Yesterday I participated in the Annual Planning Meeting for The Canadian Education and Research Institute for Counselling (CERIC). And during some brief down time I shared a quotes/concepts from Alain de Botton’s The Pleasures and Sorrows of Work with on of my mentors, Marilyn Van Norman.

“All societies widely have had work at their centre; ours is the first to suggest that it could be something more than a punishment or penance. Ours is the first to imply that we should seek to work even in the absence of a financial imperative. Our choice of occupation is held to define our identity to the extent that the most insistent question we ask of new acquaintances is not where they come from or who their parents were but what they do, the assumption being that the route to a meaningful existence must invariably pass through the gate of remunerative employment.” (page 106)

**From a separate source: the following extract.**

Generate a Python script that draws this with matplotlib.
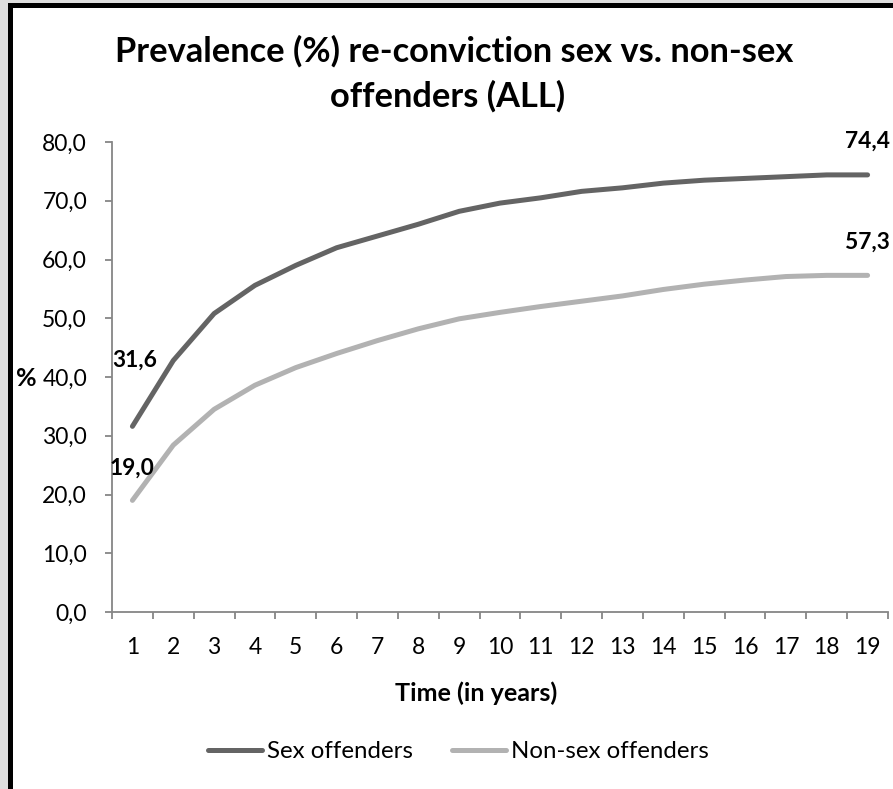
import numpy as np
import matplotlib.pyplot as plt
from matplotlib.patches import Rectangle
from matplotlib.ticker import FuncFormatter, FixedLocator

plt.rcParams['font.family'] = ['Lato', 'DejaVu Sans']

# Data
years = np.arange(1, 20)
sex_off = [31.6, 42.8, 50.8, 55.6, 59.0, 62.0, 64.0, 66.0, 68.2, 69.6,
           70.5, 71.6, 72.2, 73.0, 73.5, 73.8, 74.1, 74.4, 74.4]
nonsex_off = [19.0, 28.4, 34.5, 38.6, 41.6, 44.0, 46.2, 48.2, 49.9, 51.0,
              52.0, 52.9, 53.8, 54.9, 55.8, 56.5, 57.1, 57.3, 57.3]
title_lines = ['Prevalence (%) re-conviction sex vs. non-sex', 'offenders (ALL)']

dark = '#646464'
light = '#b2b2b2'
axcol = '#868686'

W, H = 893, 789
fig = plt.figure(figsize=(W/100, H/100), dpi=100, facecolor='#dedede')
renderer = fig.canvas.get_renderer()
PX = 72/100  # points per pixel


def fit_size(s, target_px, weight='normal'):
    # font size (pt) that gives the text the wanted pixel width
    t = fig.text(0, 0, s, fontsize=20, fontweight=weight)
    w = t.get_window_extent(renderer).width
    t.remove()
    return 20*target_px/w


def fx(px):
    return px/W


def fy(px):
    return 1 - px/H


# white chart area with thick black frame
fig.patches.append(Rectangle((fx(9.5), -0.1), 1.2, fy(5.5) + 0.1, transform=fig.transFigure,
                             facecolor='white', edgecolor='black', linewidth=5*PX, zorder=-1))

ax = fig.add_axes([fx(112), fy(612), fx(888 - 112), (612 - 142)/H])
ax.set_facecolor('none')

ax.plot(years, sex_off, color=dark, lw=5*PX, solid_capstyle='round', label='Sex offenders')
ax.plot(years, nonsex_off, color=light, lw=5*PX, solid_capstyle='round', label='Non-sex offenders')

tick_fs = fit_size('40,0', 45)
ax.set_xlim(0.5, 19.5)
ax.set_ylim(0, 80)
ax.set_yticks(np.arange(0, 81, 10))
ax.yaxis.set_major_formatter(FuncFormatter(lambda v, p: f'{v:.1f}'.replace('.', ',')))
ax.set_xticks(years)
ax.set_xticklabels([str(y) for y in years])
ax.xaxis.set_minor_locator(FixedLocator(np.arange(0.5, 20, 1)))
ax.tick_params(axis='x', which='major', length=0, pad=25*PX, labelsize=tick_fs)
ax.tick_params(axis='x', which='minor', length=7*PX, color=axcol, width=1.3)
ax.tick_params(axis='y', length=7*PX, color=axcol, width=1.3, labelsize=tick_fs, pad=18*PX)

for s in ['top', 'right']:
    ax.spines[s].set_visible(False)
for s in ['left', 'bottom']:
    ax.spines[s].set_color(axcol)
    ax.spines[s].set_linewidth(1.3)

# data labels
lab_fs = fit_size('74,4', 45, 'bold')
lbl = dict(fontsize=lab_fs, fontweight='bold', color='black', annotation_clip=False,
           textcoords='offset points', ha='center', va='center')
ax.annotate('31,6', (years[0], sex_off[0]), xytext=(2*PX, 66*PX), **lbl)
ax.annotate('19,0', (years[0], nonsex_off[0]), xytext=(0, 32*PX), **lbl)
ax.annotate('74,4', (years[-1], sex_off[-1]), xytext=(0, 34*PX), **lbl)
ax.annotate('57,3', (years[-1], nonsex_off[-1]), xytext=(0, 33*PX), **lbl)

# title, two lines
title_fs = fit_size(title_lines[0], 678, 'bold')
fig.text(fx(454), fy(62), title_lines[0], ha='center', va='baseline', fontsize=title_fs, fontweight='bold')
fig.text(fx(448), fy(107), title_lines[1], ha='center', va='baseline', fontsize=title_fs, fontweight='bold')

xl_fs = fit_size('Time (in years)', 162, 'bold')
fig.text(fx(26), fy(378), '%', ha='center', va='center', fontsize=xl_fs, fontweight='bold')
fig.text(fx(476), fy(693), 'Time (in years)', ha='center', va='center', fontsize=xl_fs, fontweight='bold')

leg_fs = fit_size('Sex offenders', 146)
em = leg_fs/PX  # font size in pixels
fig.legend(loc='center', bbox_to_anchor=(fx(458), fy(752)), ncol=2, frameon=False,
           fontsize=leg_fs, handlelength=54/em, handletextpad=5/em, columnspacing=39/em,
           borderpad=0, borderaxespad=0)

plt.savefig('out.png', dpi=100, facecolor=fig.get_facecolor())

“Among all other, better-established businesses catering to a elements far down our hierarchy of needs – businesses offering assistance with gardening and cleaning, accountancy and computers – here, finally, was an enterprise devoted to the interpretation of the critical, yet troublingly indistinct, radio-transmission of the psyche.” (page 116)

Clearly, career practitioners are the most important professionals in the world. And there I sat amongst talented, intelligent and charismatic people who have dedicated their careers to the theory and practical application of work. It’s what we spend most of our lives doing. And yet, our group of professors, counsellors, directors, coaches, advisers, managers, and educators would probably agree that our profession(s) and field is/are generally undervalued by, well, everyone.

Kids today might not be able to name more than five or six different professions (most of ’em will get Doctor, Nurse, Lawyer, Police Officer, Firefighter, and – maybe – pirate). University and college students* don’t do much better – many of our clients in the world of post-secondary education want to be “consultants.” Of what? Well, that will sort itself out after the first 100K is in the bank, because, as we know, consultants make a lot of cash.

Finally, the most interesting thing in all of this is the lightspeed evolution of the world of work. Students will enter university today and graduate into a job that doesn’t currently exist. West Virginia will have exploded all of its mountains by 2020 and, suddenly, coal miners in that region will be thrust – perhaps unwillingly – into the North American knowledge economy. And a recent study by McKinsey & Co found that the African consumer economy will reach $1 trillion per year over the next decade. Amazing trends. And the vast majority of people involved in this from-local-to-global transformation of work will not go anywhere near a career practitioner to, as Neitzche said, become who they are. Oh, and all of this is happening while over 75% of people on the planet range from being somewhat-to-totally dissatisfied with their job.

And in 2020 – possibly with me in the Presidential Chair – the members of CERIC will be sitting around our solar-powered boardroom engaged in meaningful dialogue about how to make our organization – and the field of career development – sexier and more relevant. Because, when you get right down to it, experts on humanity’s relationship to the world of work should be sought after and approached by their communities all the time. Right?

– JCH

*this is not true of students in the MM-ECM program at UBC’s Sauder School of Business, who understand the myriad range of career opportunities with incredibly profound insight.